Selection and pricing

Produce pricing runs 20 to 40 percent below chain stores on items like plantains, yuca, cassava leaves, and cilantro. A bunch of cilantro costs around $0.50 to $0.75; a pound of yuca runs $0.99 to $1.49. Fresh culantro, malanga, and green plantains are stocked year-round. Canned goods, including canned okra, canned beans specific to Caribbean cooking, and Latin brands of evaporated milk, undercut Safeway prices by similar margins. Frozen seafood includes whole tilapia, frozen shrimp, and salt cod, all priced lower than conventional supermarkets. The store also stocks refrigerated areparina (pre-cooked cornmeal) and prepared foods including rice and beans, rotisserie chicken, and empanadas available by the piece or by the dozen. Prices on prepared foods vary by item; empanadas typically cost $1 to $2 each.

How Spanish Market compares to other Baltimore options

Safeway and Giant, the dominant chains in West Baltimore, stock some Latin American staples but at retail markups. A pound of yuca at Safeway costs $2.49 to $2.99; plantains run $1.29 per pound. Spanish Market's prices reflect direct purchasing and lower overhead. For shoppers who cook with these ingredients regularly, the cumulative savings on a weekly shop are substantial, especially for fresh produce. The trade-off is selection breadth: Safeway carries a wider range of packaged goods and branded items. Spanish Market does not stock specialty items like Caribbean hot sauces or obscure regional beans; its focus is on working staples. For someone making arroz con pollo, pernil, or mofongo multiple times a month, Spanish Market is the faster and cheaper stop. For a single-trip shop covering dinner, non-Latin breakfast items, and household goods, Safeway is more practical.

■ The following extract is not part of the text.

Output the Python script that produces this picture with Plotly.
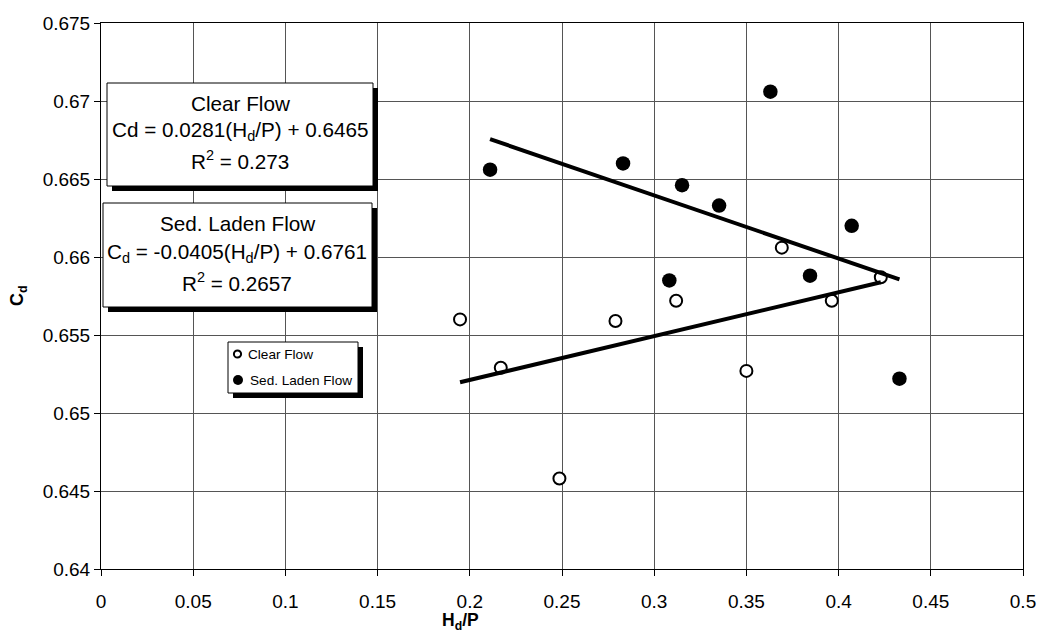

Who it suits and who it does not

Spanish Market suits shoppers who cook Latin American food regularly and want fresh produce and affordable staples. It suits people shopping on a tight budget for any fresh items. It does not suit shoppers looking for convenience store hours, a large selection of non-food items, or brands unavailable in Latin American markets. It also does not suit people unfamiliar with Spanish, since signage is minimal and product labels are not always in English.

What the first visit involves

Walking in, you encounter produce directly to the left. The back wall holds refrigerated and frozen goods. Canned and dry goods line the remaining walls. There is no self-checkout; you pay at a counter staffed by one or two people. The store is cash-friendly, though cards are accepted. A first visit should budget ten to fifteen minutes if you are unfamiliar with the layout and want to browse. If you know what you came for, five minutes is realistic. The store does not have shopping carts; baskets are available.

Hours and logistics

Spanish Market is open Monday through Sunday, typically 9 a.m. to 7 p.m., though hours can shift seasonally (verify by phone before a special trip). Street parking is available on the surrounding blocks; there is no dedicated lot. The store is accessible by bus via routes serving the West Side.

Spanish Market fills a clear gap in the West Side grocery landscape for people whose regular meals center on the ingredients it stocks at prices no chain offers consistently.